With plastic pumpkins lit and porch lights switched on, a cold, steady drizzle couldn’t dampen Nick DiNunzio’s spirit.
As darkness fell, an occasional costumed kid stopped by, bags open and at the ready.
“Trick or treat!”
About an hour in, the rain was still spitting and the wind had picked up. Though lights blazed on other porches along the street, only DiNunzio and neighbor, Charles Fuqua, watched from a porch.
About 15 trick-or-treaters having come and gone. DiNunzio was happy.
“This was already many, many more than we had last year. It’s a very good start, and it’s only 7 o’clock,” he said.
He and Fuqua, who does odd jobs as a handyman, talked about the neighborhood they’ve called home for years. Fuqua, too, had been disappointed that Halloween night had dwindled to a trickle of children.
“This is the best turnout we’ve had in a couple of years,” he said
Crime in DiNunzio’s east-side neighborhood had shrunk hordes of trick-or-treaters from years past at his red-brick bungalow on Alma. DiNunzio had had enough. He wanted Halloween back.

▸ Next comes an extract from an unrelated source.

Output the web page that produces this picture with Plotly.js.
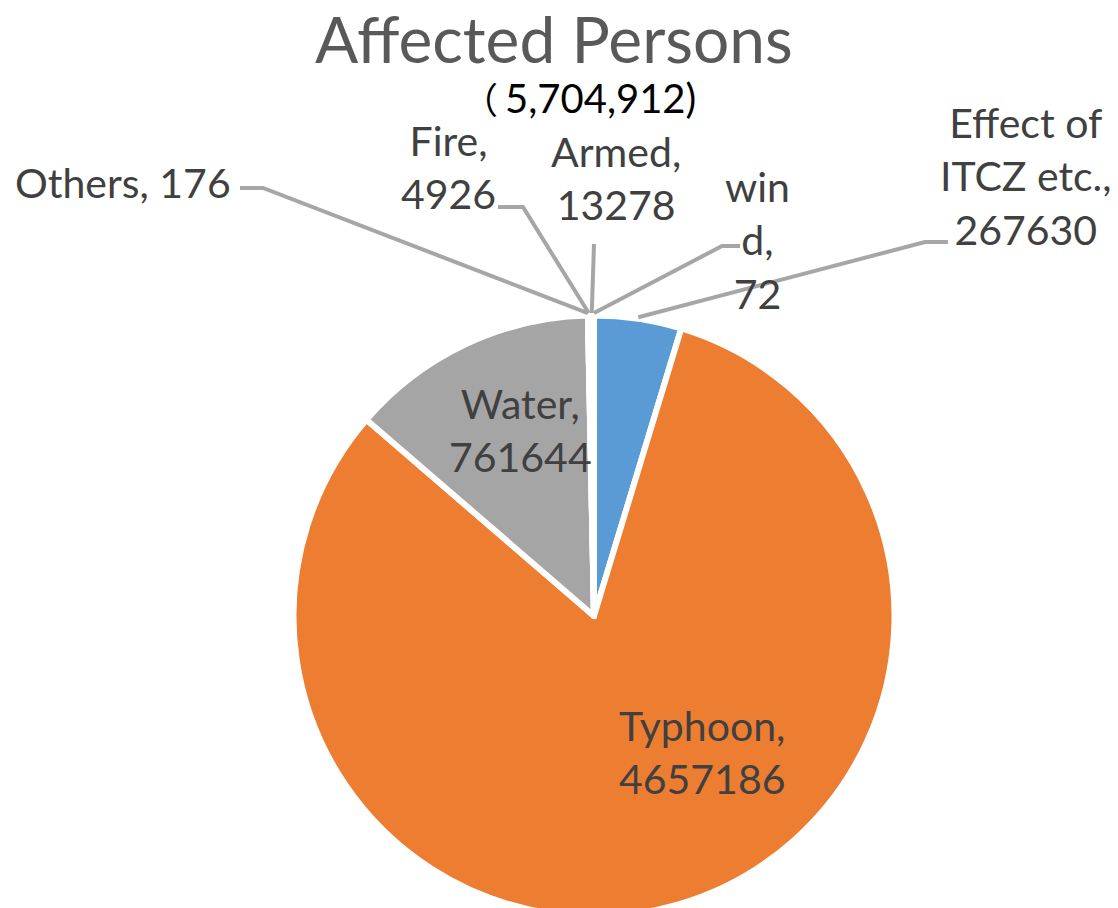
<!DOCTYPE html>
<html><head><meta charset="utf-8">
<script src="https://cdn.plot.ly/plotly-3.0.1.min.js"></script>
<style>html,body{margin:0;padding:0;overflow:hidden;background:#fff}#chart{width:1118px;height:918px}</style>
</head><body><div id="chart"></div>
<script>
const categories = ["Effect of ITCZ etc.", "Typhoon", "Water", "Others", "Fire", "Armed", "wind"];
const values = [267630, 4657186, 761644, 176, 4926, 13278, 72];
const colors = ["#5B9BD5", "#ED7D31", "#A5A5A5", "#FFC000", "#4472C4", "#70AD47", "#264478"];
const titleText = "Affected Persons";
const subtitleParen = "（";
const subtitleText = "5,704,912)";

const W = 1118, H = 918;
const cx = 594, cy = 616, R = 300.5;
const px = x => x / W;
const py = y => 1 - y / H;

const total = values.reduce((a, b) => a + b, 0);
// midpoint angle (clockwise from top) of each slice, from data
const mids = [];
let cum = 0;
values.forEach(v => { mids.push((cum + v / 2) / total * 2 * Math.PI); cum += v; });
const anchor = (i, rr) => [cx + rr * Math.sin(mids[i]), cy - rr * Math.cos(mids[i])];

const labelFont = {family: "Lato, 'Open Sans', sans-serif", size: 41, color: "#404040"};

// label layout: text, position, and leader elbow/end (layout only)
const labelSpec = [
  {i: 0, text: "Effect of<br>ITCZ etc.,<br>" + values[0], x: 1026, y: 176, leader: [[948, 242], [925, 242]], r: 302},
  {i: 1, text: "Typhoon,<br>" + values[1], x: 702, y: 752},
  {i: 2, text: "Water,<br>" + values[2], x: 520, y: 430},
  {i: 3, text: "Others, " + values[3], x: 123, y: 183, leader: [[240, 188], [263, 188]], r: 303},
  {i: 4, text: "Fire,<br>" + values[4], x: 448, y: 167, leader: [[498, 207], [523, 207]], r: 303},
  {i: 5, text: "Armed,<br>" + values[5], x: 616, y: 178, leader: [[594, 244]], r: 303},
  {i: 6, text: "win<br>d,<br>" + values[6], x: 757, y: 240, leader: [[740, 246], [722, 246]], r: 303}
];

const annotations = [
  {text: titleText, xref: "paper", yref: "paper", x: px(554), y: py(38), xanchor: "center", yanchor: "middle",
   showarrow: false, font: {family: "Lato, 'Open Sans', sans-serif", size: 64, color: "#595959"}},
  {text: subtitleParen, xref: "paper", yref: "paper", x: px(500), y: py(98), xanchor: "right", yanchor: "middle",
   showarrow: false, font: {family: "'Noto Sans CJK JP', sans-serif", size: 36, color: "#000000"}},
  {text: subtitleText, xref: "paper", yref: "paper", x: px(503), y: py(98), xanchor: "left", yanchor: "middle",
   showarrow: false, font: {family: "Lato, sans-serif", size: 40, color: "#000000"}}
];
const shapes = [];
labelSpec.forEach(s => {
  annotations.push({text: s.text, xref: "paper", yref: "paper", x: px(s.x), y: py(s.y), xanchor: "center", yanchor: "middle",
    showarrow: false, align: "center", font: labelFont});
  if (s.leader) {
    const a = anchor(s.i, s.r);
    const pts = s.leader.concat([a]);
    let d = "M " + px(pts[0][0]) + "," + py(pts[0][1]);
    for (let k = 1; k < pts.length; k++) d += " L " + px(pts[k][0]) + "," + py(pts[k][1]);
    shapes.push({type: "path", xref: "paper", yref: "paper", path: d, line: {color: "#A6A6A6", width: 4}});
  }
});

const trace = {
  type: "pie", labels: categories, values: values, sort: false, direction: "clockwise", rotation: 0,
  marker: {colors: colors, line: {color: "#FFFFFF", width: 6}},
  textinfo: "none", hoverinfo: "label+value", showlegend: false,
  domain: {x: [px(cx - R), px(cx + R)], y: [py(cy + R), py(cy - R)]}
};

Plotly.newPlot("chart", [trace], {
  width: W, height: H, margin: {l: 0, r: 0, t: 0, b: 0}, paper_bgcolor: "#fff", plot_bgcolor: "#fff",
  showlegend: false, annotations: annotations, shapes: shapes
}, {displayModeBar: false, staticPlot: true});
</script></body></html>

So DiNunzio, a senior citizen and part-time sign maker, went door-to-door in recent weeks, asking neighbors to flip on their lights tonight and put out bowls of candy. If they said they couldn’t afford it, he offered to buy the candy for them.

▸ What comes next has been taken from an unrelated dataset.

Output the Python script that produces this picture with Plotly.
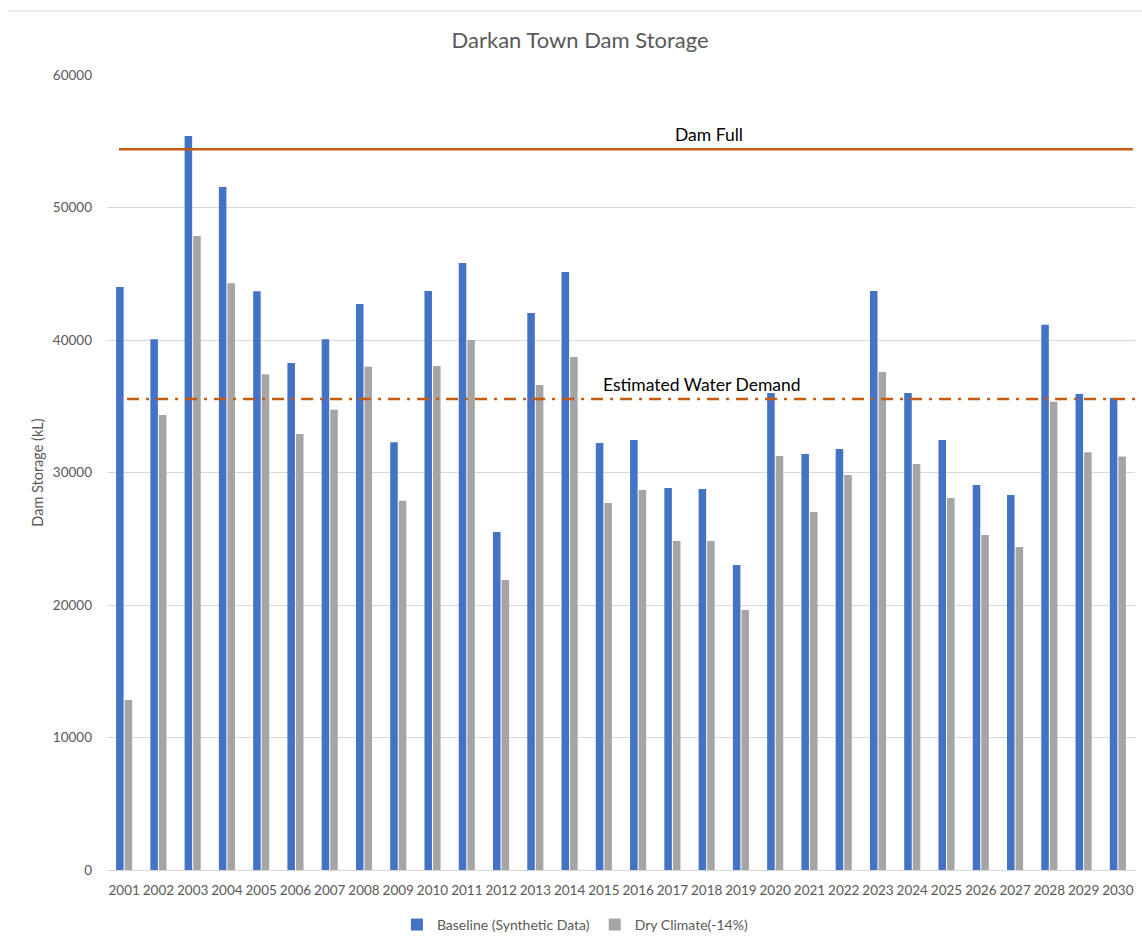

If their porch light was out, he replaced it for them.
He publicized on a sign outside his front door which local businesses were giving out candy, too.
Nearly 20 neighbors agreed to join in.
A couple of goblins stopped by DiNunzio’s house, as well as a 4-year-old doctor and Death, or something close to it, in a purple hoodie.
In fact, Death — really 13-year-old Angelica Ballestro — had seized the opportunity, making rounds several times to neighbors with friend, 11-year-old Zanaija McIntyre.
“We didn’t think we’d get any candy,” she said, giggling, “Look.”
Her bag was stuffed full of chips and chocolates and pretzels. “(It was a) good night,” she said.